Note:- As can be seen from the fig.,the no. of bits for the binary equivalent are equal to the log(no.of processors(N)) i.e logN which is also the degree of a processor.

 

Now we discuss the Hypercube n/w with an eg. of a 4D n/w and analyzing various factors such as:-

·         Latency

·         Scalability

·         Diameter

·         Bisection Width

·         No. of Links

·         Dimension

Later on we’ll calculate the overall complexity of matrix multiplication algo.

 

·         Latency:- logN (maximum path taken for processing).

·         Scalability:- These kind of static networks are not scalable as their degree are changing but linear networks have constant degree(except corner nodes).

 

·         Diameter:- 2*logN (diameter tells about the communication overhead. It is the minimum number of steps it takes for one processor to send a message to the processor that is the farthest away).

 

·         Bisection width:- it tells how well two parts of a interconnection are connected.

In linear network bisection width is constant but here it depends upon the no of processors i.e., it is equal to N/2.

 

·         No of Links:- N*logN/2

 

·         Dimention of hypercube of NxN processors :-

total no. of nodes = N*N

dimension = 2*logN

 

 

Multiplication of two 4x4 matrices

 

Using the above interconnection technique, we have to majorly perform the following 5 steps(in bracktes time required is specified) :-

1).Broadcast A (N*logN)

2).Transpose B ( N )

3).Broadcast B (N*logN)

4).Multplication and addition of rows and columns on N*N processors

   (particularly N multiplications and N-1 additions)

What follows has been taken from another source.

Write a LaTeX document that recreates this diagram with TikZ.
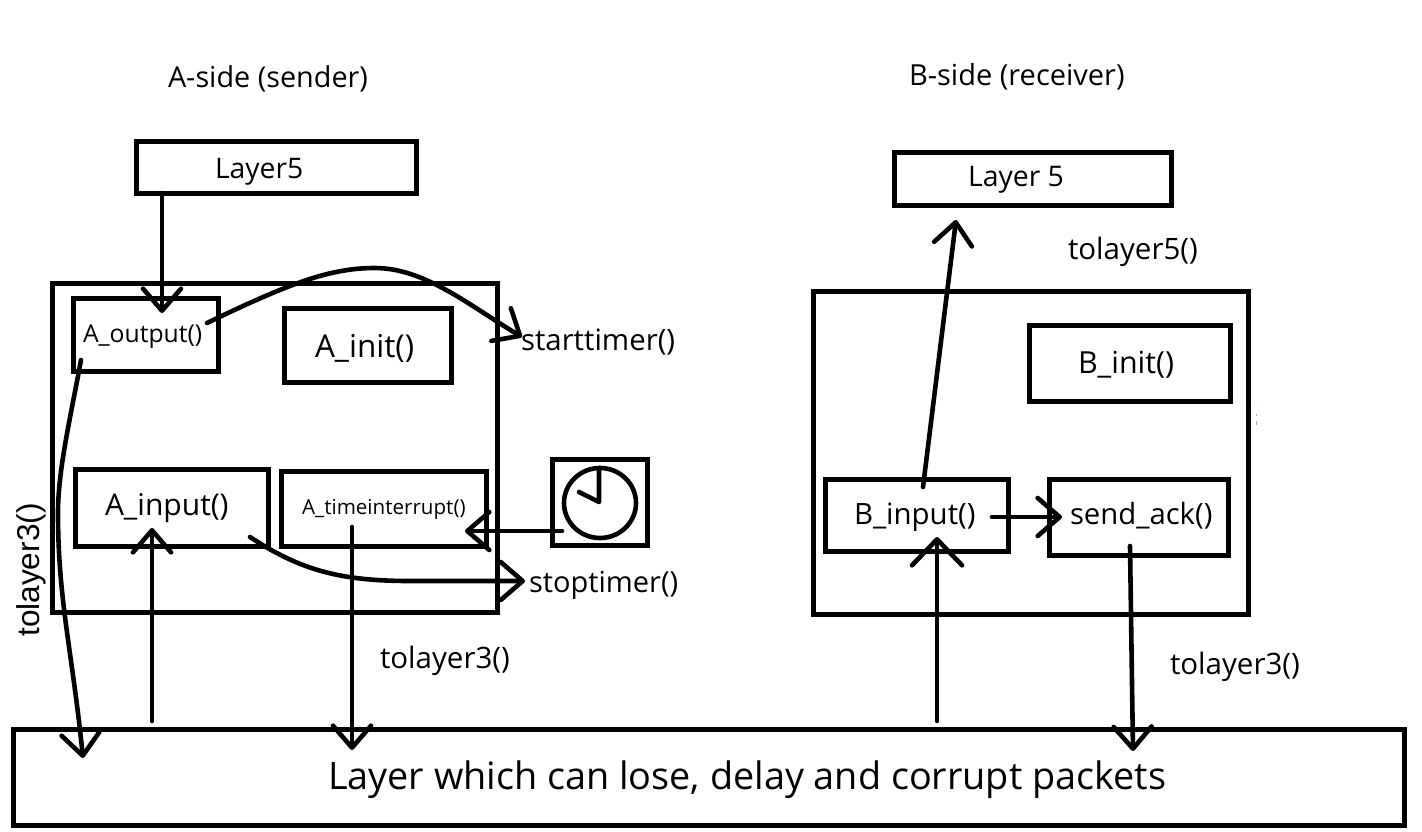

5).Rearrange the matrix to get required elements(N*logN)

 

In Broadcasting A we have to perform the following:

        First apply R1 and R2 at 2 and 7 (diagonal edge) and R3 and R4

        at 8 and 13 repectively.

1st stage - send the rows to their respective 4th neighbour(other                neighbours will remain masked)

2nd stage - now simultaneously broadcast the information to their              respective 3rd neighbours.

This simplifies the control unit as there is a single control line for all the processors.

Hence, in log(N) (in general) stages we will have R1, R2, R3, R4 at the front face of the cube i.e, at 0th ,1st , 2nd and 3rd processor we have R1 ,R2, R3, R4 respectively.

Similarly on other faces too.

 

After transposing the columns of matrix B we will broadcast the transpose of C1, C2, C3, and C4 on their respective processors. Let C1, C2, C3 and C4 represents transpose of columns.

        First apply C1 and C2 at 0 and 1 and C3 and C4 at 8 and 12 repectively.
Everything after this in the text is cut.